We invite you to check out the About Us page to see the story behind how our garden originated, if you’d like. Since that first garden in 2006, we have planted our favorites year after year, and experimented with other veggies that have had both successful and dismal results. Peanuts were our most notable failure. In our hard clay soil, we ended up with about five tiny peanuts, which we burnt to little black turds when we tried to roast them. On the other hand, our spaghetti squash was ridiculously bountiful, and produced dozens of gourds that hung on our fence. We gave most of them away, and we decided that they were too prolific to try again, but I still like to buy the occasional one to cook up with our homemade tomato sauce.
Successes that will probably always be in our garden include: strawberries, raspberries, zucchini, broccoli, a few varieties of tomatoes, bicolor sweet corn, a few varieties of peppers, basil, mint, chives and garlic. Other foods that we have tried to grow are: cucumbers, cabbage, lettuce, spinach, Swiss chard, sugar snap peas, onions, kohlrabi and various herbs that catch our eye. I would love to grow pumpkins, but we don’t have the space in our tiny yard. And we have not planted beans, since I’m not the biggest fan, and Bill got sick eating too many raw ones from his childhood garden and still has flashbacks.

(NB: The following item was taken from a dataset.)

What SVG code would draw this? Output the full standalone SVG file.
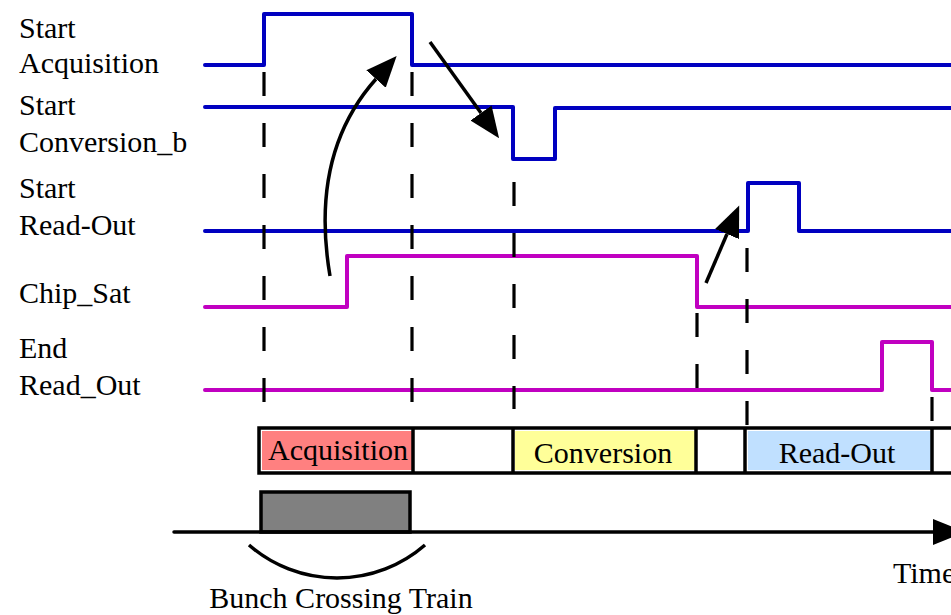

Because I have a tendency toward hyper-organization and because my math-teacher husband likes facts, figures and stats, we keep records of our garden each year. We begin an Excel spreadsheet every spring detailing what we planted and how many of each. Throughout the summer, we fill in the date of the first harvest, the yield, and any comments or problems that come up.
We also draw a map of the garden each year, using the shape tools and text boxes in Microsoft Word. This way, we are able to avoid planting the same types of plants in the same places each year. We try to rotate our “crops” as much as possible to keep from depleting the soil of nutrients. It also helps us decide what kind of organic additives we might want to use on each bed when we replenish the soil in the beginning of the season.
Here is what we are growing in the 2012 garden:
Basil, broccoli, red cabbage, chives, corn, pickling cucumbers, dill, garlic, lavender, mint, jalapeno peppers, cayenne peppers, orange bell peppers, red bell peppers, red cherry hot peppers, raspberries, strawberries, sugar snap peas, sweet potatoes, cherry tomatoes, gold tomatoes, red tomatoes and zucchini.